Not as a service. And that is why people have been asking for decongesting the political stage so that government will be a service, not a business. And those who are lawmakers now earning such fantastic allowances should be made to earn sitting allowances rather than salaries and allowances.
So while in the past in the first republic, they earned only allowances and went back to their full time jobs, now we have full time law making as full time job. So the new law making and the position they have in public office to secure advantages for their private interests is not healthy at all. The other jurisdiction where groups demand in the system and in the polity that you can’t spent 25 per cent of your earning on allowances as recurrent expenditure, you spend about 75 per cent on the economy.
Today we are even borrowing to the current commitments and it is not healthy at all. So I support Sanusi 100 percent and I would plead that Nigerians should look at issues of more import to us than to their personal interests. If Sanusi had not mentioned that 25 percent thing, perhaps, nobody may even have known that he was in Okada to deliver a speech on the economy.

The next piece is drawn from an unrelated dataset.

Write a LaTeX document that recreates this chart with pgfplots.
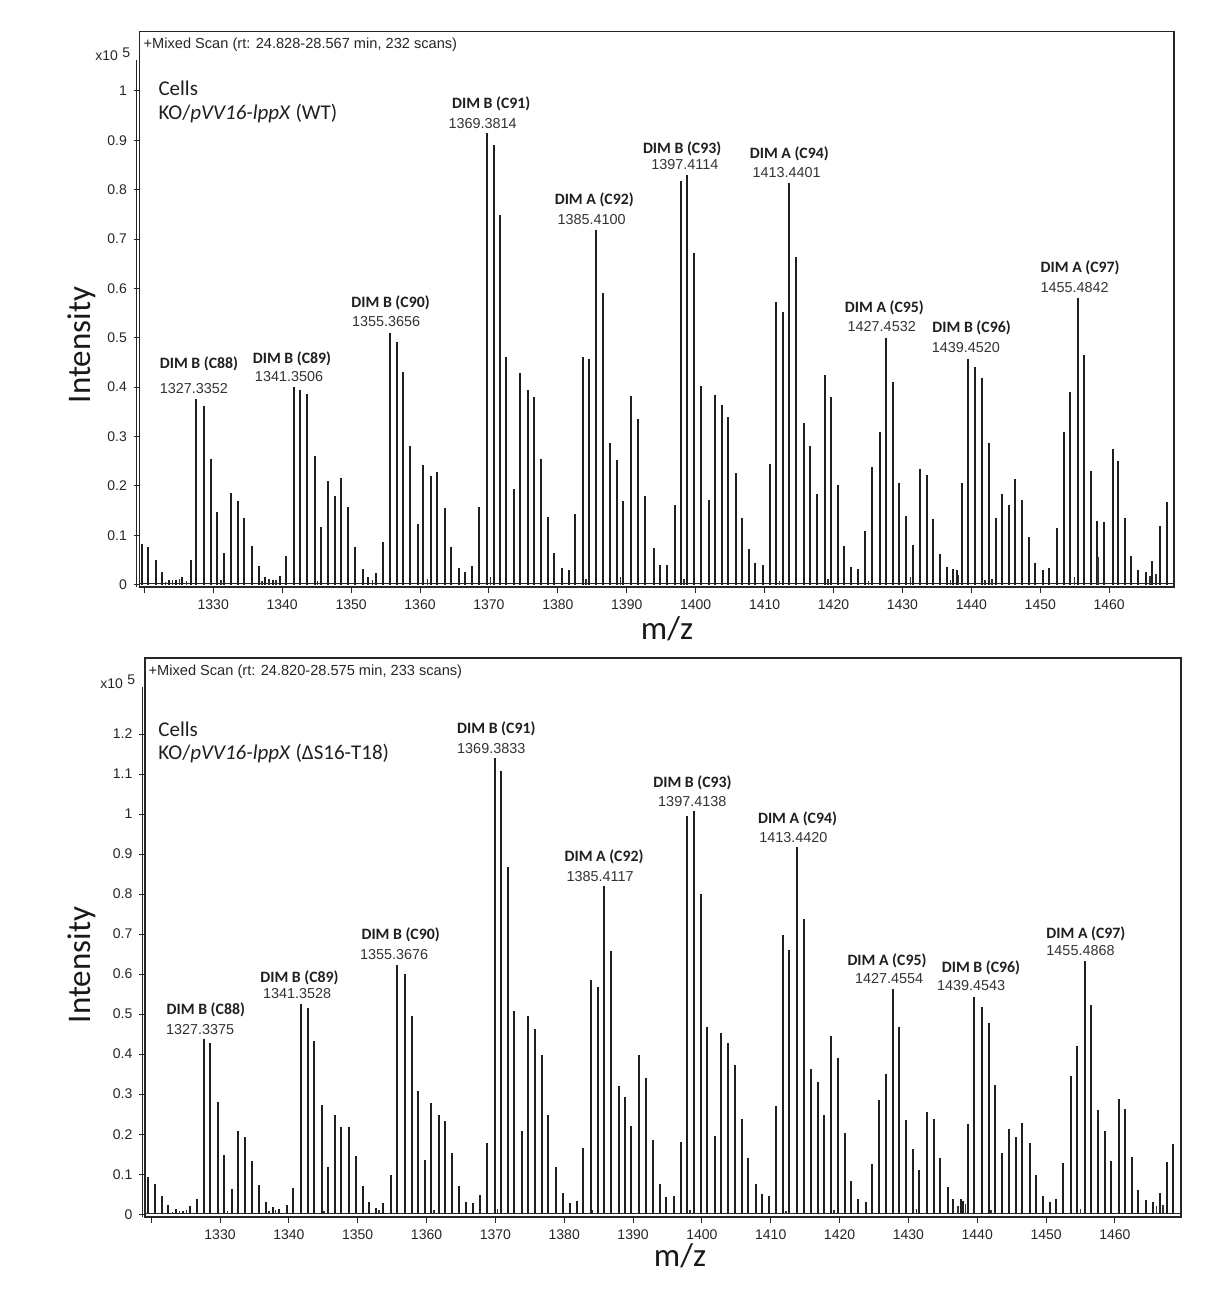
\documentclass[border=0pt]{standalone}
\usepackage{pgfplots}
\pgfplotsset{compat=1.18}
\usepackage{fontspec}
\setmainfont{Liberation Sans}
\newfontfamily\carlito{Carlito}
\begin{document}
\begin{tikzpicture}
\useasboundingbox (0,0) rectangle (606.5pt,-654pt);
\tikzset{
  dimlab/.style={anchor=west, inner sep=0pt, font=\carlito\bfseries\fontsize{7.9}{9}\selectfont, text=black!88},
  numlab/.style={anchor=west, inner sep=0pt, font=\fontsize{7.2}{8}\selectfont, text=black!80},
  biglab/.style={font=\carlito\fontsize{16.5}{18}\selectfont, text=black!90},
  celllab/.style={anchor=west, inner sep=0pt, font=\carlito\fontsize{10.5}{12}\selectfont, text=black!88},
}
\pgfplotsset{
  ms/.style={
    scale only axis, anchor=north west, clip=false,
    axis line style={line width=0.55pt, black!85},
    tick style={line width=0.5pt, black!85},
    tick align=outside, xtick pos=bottom, ytick pos=left,
    major tick length=2.8pt,
    xtick={1320,1330,1340,1350,1360,1370,1380,1390,1400,1410,1420,1430,1440,1450,1460},
    xticklabels={,1330,1340,1350,1360,1370,1380,1390,1400,1410,1420,1430,1440,1450,1460},
    tick label style={font=\fontsize{7}{8}\selectfont, text=black!85},
  },
  pk/.style={ycomb, no marks, line width=1pt, black!88},
  nz/.style={ycomb, no marks, line width=0.7pt, black!80},
}

% ================= TOP =================
\begin{axis}[ms, at={(69.75pt,-15.85pt)}, width=517.25pt, height=277.65pt,
  xmin=1319.3, xmax=1469.4, ymin=-0.005, ymax=1.12,
  ytick={0,0.1,0.2,0.3,0.4,0.5,0.6,0.7,0.8,0.9,1},
  yticklabels={0,0.1,0.2,0.3,0.4,0.5,0.6,0.7,0.8,0.9,1}]
\addplot[black!85, line width=0.9pt] coordinates {(1319.3,0.002) (1469.4,0.002)};
\addplot[pk] table {
1319.7 0.082
1320.6 0.076
1321.7 0.049
1322.5 0.025
1323.6 0.010
1324.6 0.010
1325.5 0.016
1326.7 0.049
1327.5 0.376
1328.6 0.361
1329.7 0.255
1330.6 0.147
1331.6 0.064
1332.6 0.186
1333.6 0.170
1334.5 0.134
1335.6 0.079
1336.7 0.037
1337.5 0.016
1338.6 0.010
1339.7 0.018
1340.6 0.058
1341.7 0.400
1342.6 0.395
1343.6 0.386
1344.7 0.261
1345.6 0.116
1346.7 0.209
1347.6 0.179
1348.6 0.215
1349.5 0.158
1350.6 0.076
1351.7 0.032
1352.5 0.016
1353.6 0.024
1354.7 0.086
1355.6 0.510
1356.7 0.492
1357.6 0.431
1358.6 0.280
1359.7 0.122
1360.5 0.243
1361.6 0.219
1362.5 0.228
1363.6 0.155
1364.5 0.076
1365.6 0.034
1366.6 0.025
1367.5 0.037
1368.6 0.158
1369.7 0.915
1370.7 0.890
1371.6 0.748
1372.5 0.461
1373.6 0.194
1374.5 0.428
1375.6 0.395
1376.6 0.380
1377.5 0.255
1378.6 0.136
1379.5 0.064
1380.6 0.034
1381.6 0.030
1382.5 0.143
1383.6 0.461
1384.5 0.457
1385.5 0.718
1386.6 0.590
1387.5 0.286
1388.6 0.252
1389.5 0.170
1390.6 0.382
1391.6 0.336
1392.7 0.179
1393.9 0.074
1394.8 0.039
1395.8 0.039
1397.0 0.162
1397.9 0.818
1398.8 0.829
1399.8 0.672
1400.8 0.403
1401.9 0.172
1402.8 0.385
1403.8 0.364
1404.7 0.340
1405.8 0.226
1406.7 0.135
1407.7 0.072
1408.6 0.044
1409.7 0.039
1410.8 0.244
1411.7 0.573
1412.7 0.553
1413.6 0.814
1414.6 0.664
1415.7 0.328
1416.6 0.281
1417.6 0.184
1418.7 0.425
1419.6 0.379
1420.6 0.202
1421.5 0.078
1422.6 0.036
1423.6 0.031
1424.6 0.108
1425.6 0.238
1426.7 0.309
1427.6 0.499
1428.6 0.411
1429.5 0.205
1430.5 0.138
1431.5 0.081
1432.6 0.235
1433.6 0.222
1434.5 0.132
1435.5 0.062
1436.4 0.036
1437.4 0.032
1437.9 0.029
1438.6 0.205
1439.5 0.456
1440.5 0.440
1441.6 0.418
1442.5 0.286
1443.5 0.135
1444.4 0.184
1445.5 0.162
1446.4 0.213
1447.4 0.171
1448.3 0.096
1449.3 0.044
1450.4 0.030
1451.2 0.034
1452.4 0.114
1453.5 0.309
1454.3 0.391
1455.5 0.580
1456.3 0.466
1457.4 0.231
1458.2 0.128
1459.3 0.126
1460.5 0.274
1461.3 0.250
1462.3 0.135
1463.2 0.057
1464.2 0.030
1465.4 0.026
1466.2 0.048
1467.3 0.119
1468.4 0.168
};
\addplot[nz] table {
1323.1 0.006
1324.1 0.009
1325.1 0.012
1326.1 0.008
1331.1 0.010
1337.1 0.008
1338.1 0.012
1339.1 0.009
1345.1 0.007
1353.1 0.010
1361.1 0.012
1370.2 0.015
1384.1 0.012
1389.1 0.015
1398.3 0.012
1412.2 0.008
1419.2 0.012
1425.1 0.008
1431.2 0.015
1437.0 0.010
1438.1 0.020
1442.0 0.010
1443.0 0.012
1455.0 0.015
1458.4 0.055
1465.9 0.018
1466.8 0.022
};
\draw[line width=0.55pt, black!85] ([xshift=-1.4pt]axis cs:1319.3,-0.005) -- ([xshift=-1.4pt]axis cs:1319.3,1.062);
\node[celllab] at (axis cs:1322.0,1.006) {Cells};
\node[celllab] at (axis cs:1322.0,0.954) {KO/\textit{pVV16-lppX} (WT)};
\node[dimlab] at (axis cs:1322.2,0.447) {DIM B (C88)};
\node[numlab] at (axis cs:1322.2,0.397) {1327.3352};
\node[dimlab] at (axis cs:1335.7,0.457) {DIM B (C89)};
\node[numlab] at (axis cs:1336.0,0.421) {1341.3506};
\node[dimlab] at (axis cs:1350.0,0.571) {DIM B (C90)};
\node[numlab] at (axis cs:1350.1,0.532) {1355.3656};
\node[dimlab] at (axis cs:1364.6,0.973) {DIM B (C91)};
\node[numlab] at (axis cs:1364.1,0.934) {1369.3814};
\node[dimlab] at (axis cs:1379.5,0.779) {DIM A (C92)};
\node[numlab] at (axis cs:1379.9,0.739) {1385.4100};
\node[dimlab] at (axis cs:1392.3,0.883) {DIM B (C93)};
\node[numlab] at (axis cs:1393.5,0.850) {1397.4114};
\node[dimlab] at (axis cs:1407.8,0.873) {DIM A (C94)};
\node[numlab] at (axis cs:1408.2,0.834) {1413.4401};
\node[dimlab] at (axis cs:1421.6,0.560) {DIM A (C95)};
\node[numlab] at (axis cs:1422.0,0.522) {1427.4532};
\node[dimlab] at (axis cs:1434.3,0.520) {DIM B (C96)};
\node[numlab] at (axis cs:1434.2,0.480) {1439.4520};
\node[dimlab] at (axis cs:1450.0,0.641) {DIM A (C97)};
\node[numlab] at (axis cs:1450.0,0.601) {1455.4842};
\end{axis}

% ================= BOTTOM =================
\begin{axis}[ms, at={(72.5pt,-329pt)}, width=518pt, height=279.5pt,
  xmin=1319.1, xmax=1469.6, ymin=-0.007, ymax=1.39,
  ytick={0,0.1,0.2,0.3,0.4,0.5,0.6,0.7,0.8,0.9,1,1.1,1.2},
  yticklabels={0,0.1,0.2,0.3,0.4,0.5,0.6,0.7,0.8,0.9,1,1.1,1.2}]
\addplot[black!85, line width=0.9pt] coordinates {(1319.1,0.002) (1469.6,0.002)};
\addplot[pk] table {
1319.6 0.092
1320.5 0.075
1321.6 0.046
1322.5 0.023
1323.6 0.012
1324.6 0.008
1325.6 0.020
1326.7 0.038
1327.7 0.437
1328.6 0.429
1329.7 0.280
1330.6 0.148
1331.7 0.064
1332.6 0.207
1333.6 0.192
1334.7 0.132
1335.6 0.073
1336.7 0.031
1337.7 0.017
1338.6 0.012
1339.7 0.023
1340.6 0.065
1341.7 0.526
1342.8 0.515
1343.7 0.433
1344.8 0.272
1345.7 0.117
1346.7 0.249
1347.6 0.217
1348.7 0.217
1349.8 0.146
1350.7 0.071
1351.7 0.031
1352.7 0.015
1353.7 0.029
1354.8 0.098
1355.7 0.624
1356.8 0.601
1357.9 0.495
1358.7 0.307
1359.8 0.135
1360.7 0.277
1361.8 0.248
1362.7 0.232
1363.7 0.153
1364.7 0.071
1365.7 0.031
1366.8 0.027
1367.7 0.048
1368.8 0.177
1369.9 1.140
1370.8 1.108
1371.8 0.868
1372.7 0.508
1373.8 0.207
1374.7 0.495
1375.8 0.462
1376.8 0.398
1377.7 0.248
1378.8 0.119
1379.8 0.052
1380.8 0.029
1381.8 0.033
1382.8 0.165
1383.9 0.585
1384.9 0.568
1385.8 0.820
1386.8 0.657
1387.9 0.320
1388.9 0.292
1389.7 0.221
1390.8 0.398
1391.9 0.341
1392.9 0.185
1393.9 0.075
1394.8 0.042
1395.9 0.046
1396.9 0.181
1397.9 0.996
1398.9 1.008
1399.9 0.800
1400.8 0.469
1401.9 0.196
1402.8 0.454
1403.8 0.428
1404.8 0.373
1405.8 0.238
1406.7 0.140
1407.8 0.075
1408.8 0.050
1409.7 0.046
1410.8 0.271
1411.8 0.698
1412.7 0.660
1413.8 0.917
1414.9 0.739
1415.8 0.364
1416.8 0.331
1417.7 0.248
1418.8 0.446
1419.7 0.390
1420.8 0.202
1421.6 0.083
1422.7 0.039
1423.8 0.031
1424.7 0.125
1425.7 0.286
1426.8 0.350
1427.7 0.563
1428.7 0.467
1429.6 0.235
1430.7 0.163
1431.6 0.110
1432.7 0.256
1433.7 0.238
1434.6 0.140
1435.7 0.068
1436.5 0.039
1437.6 0.039
1438.0 0.033
1438.7 0.225
1439.5 0.544
1440.7 0.519
1441.7 0.477
1442.6 0.323
1443.6 0.152
1444.6 0.214
1445.6 0.192
1446.5 0.229
1447.6 0.177
1448.5 0.098
1449.6 0.046
1450.6 0.031
1451.5 0.038
1452.5 0.128
1453.6 0.346
1454.5 0.421
1455.6 0.633
1456.5 0.523
1457.5 0.260
1458.6 0.208
1459.5 0.132
1460.6 0.289
1461.4 0.264
1462.5 0.143
1463.4 0.060
1464.5 0.035
1465.5 0.031
1466.5 0.053
1467.5 0.131
1468.5 0.176
};
\addplot[nz] table {
1323.1 0.006
1324.1 0.009
1325.1 0.010
1331.1 0.008
1337.1 0.008
1338.1 0.010
1345.1 0.007
1353.1 0.010
1361.1 0.010
1370.3 0.012
1384.1 0.010
1398.3 0.010
1412.2 0.008
1419.2 0.010
1431.2 0.012
1437.2 0.020
1438.3 0.025
1442.0 0.010
1455.0 0.012
1466.0 0.020
1467.0 0.024
};
\draw[line width=0.55pt, black!85] ([xshift=-1.4pt]axis cs:1319.1,-0.007) -- ([xshift=-1.4pt]axis cs:1319.1,1.318);
\node[celllab] at (axis cs:1321.0,1.2125) {Cells};
\node[celllab] at (axis cs:1321.0,1.152) {KO/\textit{pVV16-lppX} (ΔS16-T18)};
\node[dimlab] at (axis cs:1322.2,0.510) {DIM B (C88)};
\node[numlab] at (axis cs:1322.1,0.461) {1327.3375};
\node[dimlab] at (axis cs:1335.8,0.591) {DIM B (C89)};
\node[numlab] at (axis cs:1336.2,0.551) {1341.3528};
\node[dimlab] at (axis cs:1350.5,0.698) {DIM B (C90)};
\node[numlab] at (axis cs:1350.3,0.649) {1355.3676};
\node[dimlab] at (axis cs:1364.4,1.214) {DIM B (C91)};
\node[numlab] at (axis cs:1364.4,1.164) {1369.3833};
\node[dimlab] at (axis cs:1380.0,0.893) {DIM A (C92)};
\node[numlab] at (axis cs:1380.3,0.845) {1385.4117};
\node[dimlab] at (axis cs:1392.9,1.077) {DIM B (C93)};
\node[numlab] at (axis cs:1393.6,1.031) {1397.4138};
\node[dimlab] at (axis cs:1408.1,0.989) {DIM A (C94)};
\node[numlab] at (axis cs:1408.3,0.942) {1413.4420};
\node[dimlab] at (axis cs:1421.1,0.632) {DIM A (C95)};
\node[numlab] at (axis cs:1422.2,0.588) {1427.4554};
\node[dimlab] at (axis cs:1434.8,0.615) {DIM B (C96)};
\node[numlab] at (axis cs:1434.1,0.571) {1439.4543};
\node[dimlab] at (axis cs:1450.0,0.700) {DIM A (C97)};
\node[numlab] at (axis cs:1450.0,0.658) {1455.4868};
\end{axis}

% ================= outer texts =================
\node[anchor=west, inner sep=0pt, font=\fontsize{7.3}{8}\selectfont, text=black!85] at (71.65pt,-22.5pt) {+Mixed Scan (rt: 24.828-28.567 min, 232 scans)};
\node[anchor=west, inner sep=0pt, font=\fontsize{7.3}{8}\selectfont, text=black!85] at (74.15pt,-335.85pt) {+Mixed Scan (rt: 24.820-28.575 min, 233 scans)};
\node[anchor=west, inner sep=0pt, font=\fontsize{7}{8}\selectfont, text=black!85] at (47.5pt,-27.2pt) {x10\hspace{2.2pt}\raisebox{1.6pt}{5}};
\node[anchor=west, inner sep=0pt, font=\fontsize{7}{8}\selectfont, text=black!85] at (50pt,-340.9pt) {x10\hspace{2.2pt}\raisebox{1.6pt}{5}};
\node[biglab, rotate=90] at (41pt,-172.5pt) {Intensity};
\node[biglab, rotate=90] at (41pt,-482.5pt) {Intensity};
\node[biglab] at (333.5pt,-314.5pt) {m/z};
\node[biglab] at (340pt,-628pt) {m/z};
\end{tikzpicture}
\end{document}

Impact  on power, power education, health – That is what I mean. If, for instance, we spend less on recurrent expenditure and more on capital, all the communities in Nigeria would have had power and water and roads. But you have revenue. Hundreds of naira you earn is either put into growing the system or meeting the commitments of individuals, and the latter has been the case.
The amount they are earning is to meet the commitments of greedy officials rather than putting those earnings into areas that will grow our people and the country. Government is there because of the welfare of the people and the citizens. That is what the constitution says. But how much welfare and security do we have, from the people representing us, on behalf of the people?
It is outrageous that there is no justification to what political officeholders earn— Mr Yinka Udumakin, spokesman Save Nigeria Group (SNG)
It is unfortunate that we are living in a country where workers have to engage in a maximum struggle to get a minimum wage of N18 ,000 and the lawmakers are carting away millions every month for three-day works in a week. It is outrageous  especially in an economy where the poverty incidence is 76 percent where  76 out of 100 people live below N150 per day, there is no justification to what the law makers, political officeholders, governors, council chairmen and councilors were earning. We need a system change.
By 2011, we need a paradigm shift and a kind of leadership that  brings in the remedy of freshness which can give the country a fresh start and ensure that the wealth of the country is equitably distributed between those in power and those that are being governed. We must ensure that every arm of our collective wealth is not concentrated in the hands of those in government.
The CBN governor should be commended for standing up like a man before the senate to say that he stands by his belief and cannot be intimidated in his submission to lick his words and until we begin to have professionals like him and people who will not shy away from telling the truth for the love of office, we would never get things right.